▶ Exercise instructions: Copy all entries without alteration and skip the pictures they hold.
━━━
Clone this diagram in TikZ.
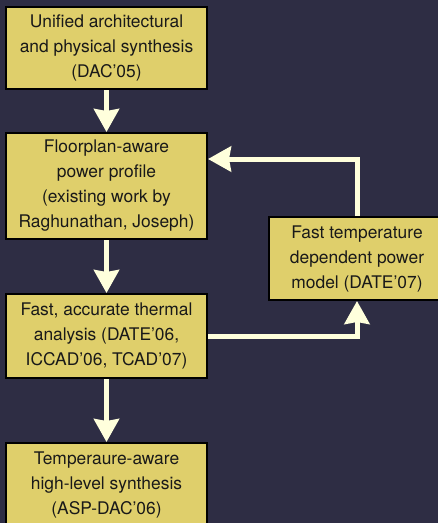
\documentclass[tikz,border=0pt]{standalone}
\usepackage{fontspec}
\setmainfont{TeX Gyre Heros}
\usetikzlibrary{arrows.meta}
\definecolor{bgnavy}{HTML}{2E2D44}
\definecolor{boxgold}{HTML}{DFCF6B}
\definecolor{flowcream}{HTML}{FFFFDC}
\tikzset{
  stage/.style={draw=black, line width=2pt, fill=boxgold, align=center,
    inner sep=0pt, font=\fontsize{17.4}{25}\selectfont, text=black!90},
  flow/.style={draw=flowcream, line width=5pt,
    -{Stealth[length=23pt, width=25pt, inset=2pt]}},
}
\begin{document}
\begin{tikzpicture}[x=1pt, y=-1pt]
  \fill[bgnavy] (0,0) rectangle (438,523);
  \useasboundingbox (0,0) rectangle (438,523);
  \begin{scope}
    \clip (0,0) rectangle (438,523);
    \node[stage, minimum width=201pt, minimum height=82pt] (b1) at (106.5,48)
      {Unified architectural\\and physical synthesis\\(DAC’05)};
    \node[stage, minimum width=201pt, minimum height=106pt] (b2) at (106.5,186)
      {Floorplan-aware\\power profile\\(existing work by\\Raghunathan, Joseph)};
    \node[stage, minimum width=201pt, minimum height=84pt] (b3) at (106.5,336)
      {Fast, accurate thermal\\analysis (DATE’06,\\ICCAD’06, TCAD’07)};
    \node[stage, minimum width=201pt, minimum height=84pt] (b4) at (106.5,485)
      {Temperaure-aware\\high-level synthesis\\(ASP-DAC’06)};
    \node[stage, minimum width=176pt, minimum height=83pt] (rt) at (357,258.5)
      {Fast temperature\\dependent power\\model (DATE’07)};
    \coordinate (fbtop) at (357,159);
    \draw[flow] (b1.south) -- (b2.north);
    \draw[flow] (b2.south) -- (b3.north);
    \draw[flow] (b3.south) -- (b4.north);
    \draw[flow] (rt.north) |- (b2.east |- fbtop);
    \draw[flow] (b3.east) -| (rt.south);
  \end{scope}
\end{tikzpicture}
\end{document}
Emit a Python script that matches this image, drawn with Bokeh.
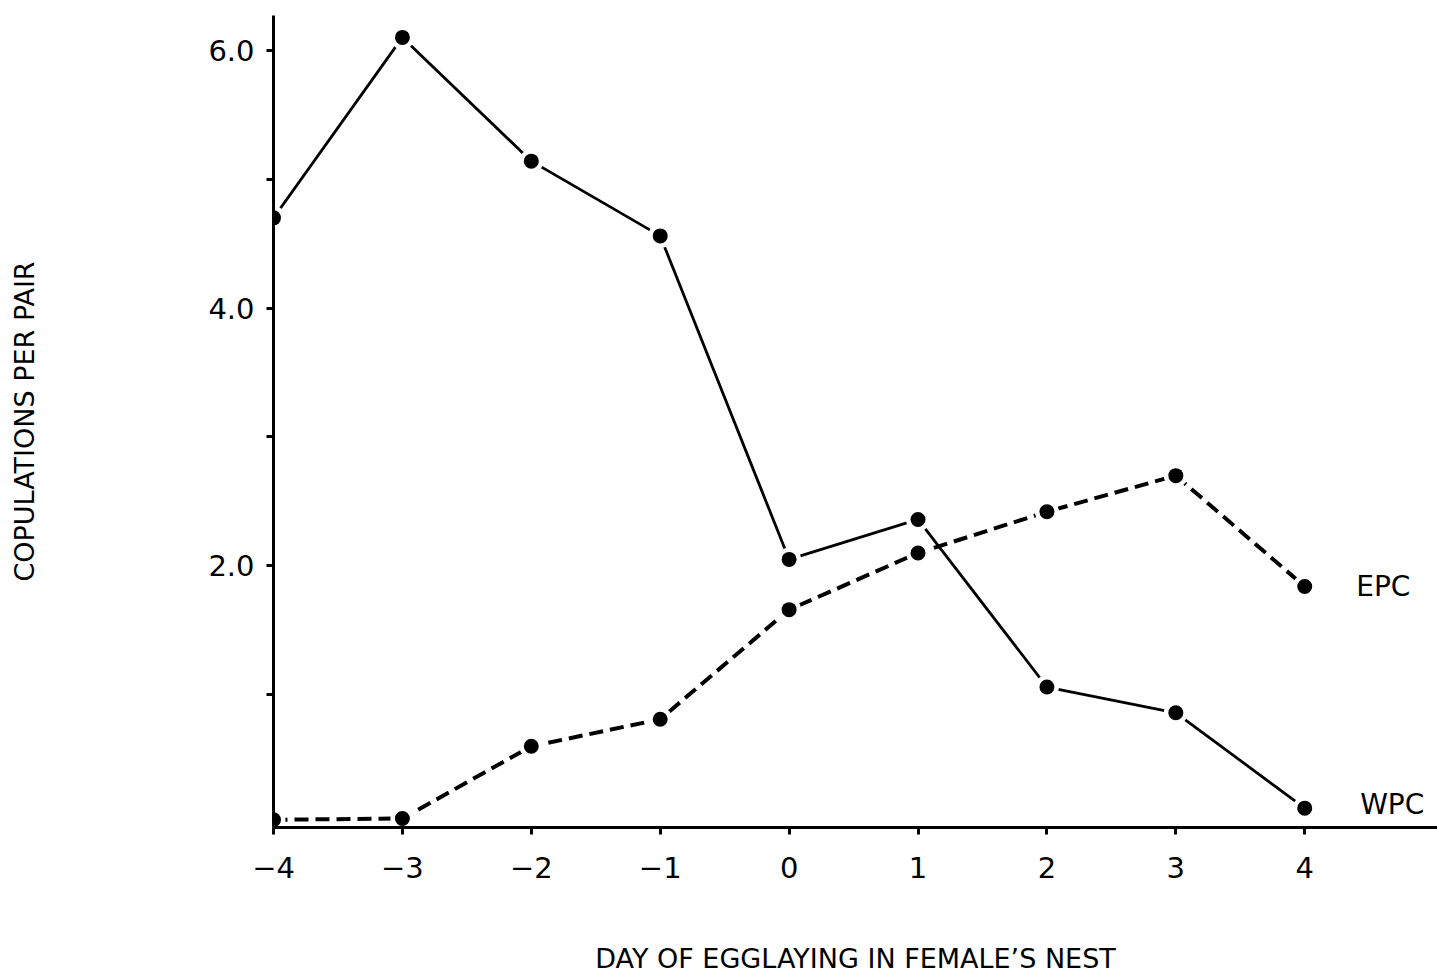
━━━
▶ Exercise solution:
Clone this diagram in TikZ.
\documentclass[tikz,border=0pt]{standalone}
\usepackage{fontspec}
\setmainfont{TeX Gyre Heros}
\usetikzlibrary{arrows.meta}
\definecolor{bgnavy}{HTML}{2E2D44}
\definecolor{boxgold}{HTML}{DFCF6B}
\definecolor{flowcream}{HTML}{FFFFDC}
\tikzset{
  stage/.style={draw=black, line width=2pt, fill=boxgold, align=center,
    inner sep=0pt, font=\fontsize{17.4}{25}\selectfont, text=black!90},
  flow/.style={draw=flowcream, line width=5pt,
    -{Stealth[length=23pt, width=25pt, inset=2pt]}},
}
\begin{document}
\begin{tikzpicture}[x=1pt, y=-1pt]
  \fill[bgnavy] (0,0) rectangle (438,523);
  \useasboundingbox (0,0) rectangle (438,523);
  \begin{scope}
    \clip (0,0) rectangle (438,523);
    \node[stage, minimum width=201pt, minimum height=82pt] (b1) at (106.5,48)
      {Unified architectural\\and physical synthesis\\(DAC’05)};
    \node[stage, minimum width=201pt, minimum height=106pt] (b2) at (106.5,186)
      {Floorplan-aware\\power profile\\(existing work by\\Raghunathan, Joseph)};
    \node[stage, minimum width=201pt, minimum height=84pt] (b3) at (106.5,336)
      {Fast, accurate thermal\\analysis (DATE’06,\\ICCAD’06, TCAD’07)};
    \node[stage, minimum width=201pt, minimum height=84pt] (b4) at (106.5,485)
      {Temperaure-aware\\high-level synthesis\\(ASP-DAC’06)};
    \node[stage, minimum width=176pt, minimum height=83pt] (rt) at (357,258.5)
      {Fast temperature\\dependent power\\model (DATE’07)};
    \coordinate (fbtop) at (357,159);
    \draw[flow] (b1.south) -- (b2.north);
    \draw[flow] (b2.south) -- (b3.north);
    \draw[flow] (b3.south) -- (b4.north);
    \draw[flow] (rt.north) |- (b2.east |- fbtop);
    \draw[flow] (b3.east) -| (rt.south);
  \end{scope}
\end{tikzpicture}
\end{document}
Emit a Python script that matches this image, drawn with Bokeh.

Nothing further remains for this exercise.